━━ Data block

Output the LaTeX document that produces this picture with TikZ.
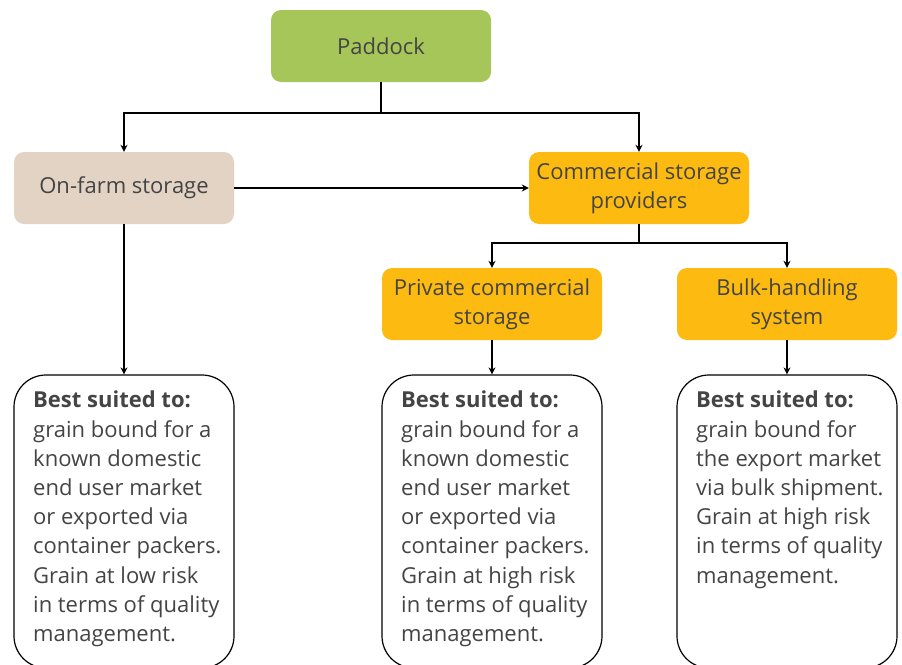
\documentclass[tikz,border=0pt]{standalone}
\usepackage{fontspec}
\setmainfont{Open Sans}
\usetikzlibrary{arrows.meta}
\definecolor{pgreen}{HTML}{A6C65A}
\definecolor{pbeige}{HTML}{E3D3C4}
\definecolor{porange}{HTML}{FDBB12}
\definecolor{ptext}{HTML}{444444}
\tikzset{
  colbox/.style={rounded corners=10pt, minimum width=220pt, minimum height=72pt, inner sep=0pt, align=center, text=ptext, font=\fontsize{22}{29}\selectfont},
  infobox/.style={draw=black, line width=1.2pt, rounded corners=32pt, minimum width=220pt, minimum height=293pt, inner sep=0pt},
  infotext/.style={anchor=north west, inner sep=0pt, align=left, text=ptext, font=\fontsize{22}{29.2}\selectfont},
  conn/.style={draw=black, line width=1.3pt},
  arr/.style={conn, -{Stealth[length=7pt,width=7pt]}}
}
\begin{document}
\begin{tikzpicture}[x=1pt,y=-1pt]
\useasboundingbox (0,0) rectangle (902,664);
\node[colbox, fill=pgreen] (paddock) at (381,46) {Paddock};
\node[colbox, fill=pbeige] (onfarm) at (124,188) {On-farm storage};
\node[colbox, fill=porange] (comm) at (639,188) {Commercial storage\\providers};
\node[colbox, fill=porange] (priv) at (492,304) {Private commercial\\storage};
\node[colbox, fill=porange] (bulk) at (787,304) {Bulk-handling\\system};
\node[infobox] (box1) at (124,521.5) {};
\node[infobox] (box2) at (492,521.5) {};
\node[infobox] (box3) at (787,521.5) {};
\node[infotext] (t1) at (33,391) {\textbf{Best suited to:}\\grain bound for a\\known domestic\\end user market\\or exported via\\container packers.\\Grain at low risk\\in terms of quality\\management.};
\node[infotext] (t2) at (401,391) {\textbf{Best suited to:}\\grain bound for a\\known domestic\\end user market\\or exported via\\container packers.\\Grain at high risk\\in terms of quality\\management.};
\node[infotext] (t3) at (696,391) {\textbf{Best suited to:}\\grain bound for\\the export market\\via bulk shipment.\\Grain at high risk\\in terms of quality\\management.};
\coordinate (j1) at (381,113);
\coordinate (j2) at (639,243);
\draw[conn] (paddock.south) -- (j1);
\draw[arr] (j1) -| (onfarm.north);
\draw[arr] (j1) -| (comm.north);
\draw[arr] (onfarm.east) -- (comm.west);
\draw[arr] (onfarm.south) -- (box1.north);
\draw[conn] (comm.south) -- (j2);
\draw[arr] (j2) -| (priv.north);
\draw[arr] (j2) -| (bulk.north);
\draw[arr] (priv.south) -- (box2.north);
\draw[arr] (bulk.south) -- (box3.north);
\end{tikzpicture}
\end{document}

━━━━

What the task asks: Reproduce the whole listing above word for word, but not its pictures.

The solution:
Output the LaTeX document that produces this picture with TikZ.
\documentclass[tikz,border=0pt]{standalone}
\usepackage{fontspec}
\setmainfont{Open Sans}
\usetikzlibrary{arrows.meta}
\definecolor{pgreen}{HTML}{A6C65A}
\definecolor{pbeige}{HTML}{E3D3C4}
\definecolor{porange}{HTML}{FDBB12}
\definecolor{ptext}{HTML}{444444}
\tikzset{
  colbox/.style={rounded corners=10pt, minimum width=220pt, minimum height=72pt, inner sep=0pt, align=center, text=ptext, font=\fontsize{22}{29}\selectfont},
  infobox/.style={draw=black, line width=1.2pt, rounded corners=32pt, minimum width=220pt, minimum height=293pt, inner sep=0pt},
  infotext/.style={anchor=north west, inner sep=0pt, align=left, text=ptext, font=\fontsize{22}{29.2}\selectfont},
  conn/.style={draw=black, line width=1.3pt},
  arr/.style={conn, -{Stealth[length=7pt,width=7pt]}}
}
\begin{document}
\begin{tikzpicture}[x=1pt,y=-1pt]
\useasboundingbox (0,0) rectangle (902,664);
\node[colbox, fill=pgreen] (paddock) at (381,46) {Paddock};
\node[colbox, fill=pbeige] (onfarm) at (124,188) {On-farm storage};
\node[colbox, fill=porange] (comm) at (639,188) {Commercial storage\\providers};
\node[colbox, fill=porange] (priv) at (492,304) {Private commercial\\storage};
\node[colbox, fill=porange] (bulk) at (787,304) {Bulk-handling\\system};
\node[infobox] (box1) at (124,521.5) {};
\node[infobox] (box2) at (492,521.5) {};
\node[infobox] (box3) at (787,521.5) {};
\node[infotext] (t1) at (33,391) {\textbf{Best suited to:}\\grain bound for a\\known domestic\\end user market\\or exported via\\container packers.\\Grain at low risk\\in terms of quality\\management.};
\node[infotext] (t2) at (401,391) {\textbf{Best suited to:}\\grain bound for a\\known domestic\\end user market\\or exported via\\container packers.\\Grain at high risk\\in terms of quality\\management.};
\node[infotext] (t3) at (696,391) {\textbf{Best suited to:}\\grain bound for\\the export market\\via bulk shipment.\\Grain at high risk\\in terms of quality\\management.};
\coordinate (j1) at (381,113);
\coordinate (j2) at (639,243);
\draw[conn] (paddock.south) -- (j1);
\draw[arr] (j1) -| (onfarm.north);
\draw[arr] (j1) -| (comm.north);
\draw[arr] (onfarm.east) -- (comm.west);
\draw[arr] (onfarm.south) -- (box1.north);
\draw[conn] (comm.south) -- (j2);
\draw[arr] (j2) -| (priv.north);
\draw[arr] (j2) -| (bulk.north);
\draw[arr] (priv.south) -- (box2.north);
\draw[arr] (bulk.south) -- (box3.north);
\end{tikzpicture}
\end{document}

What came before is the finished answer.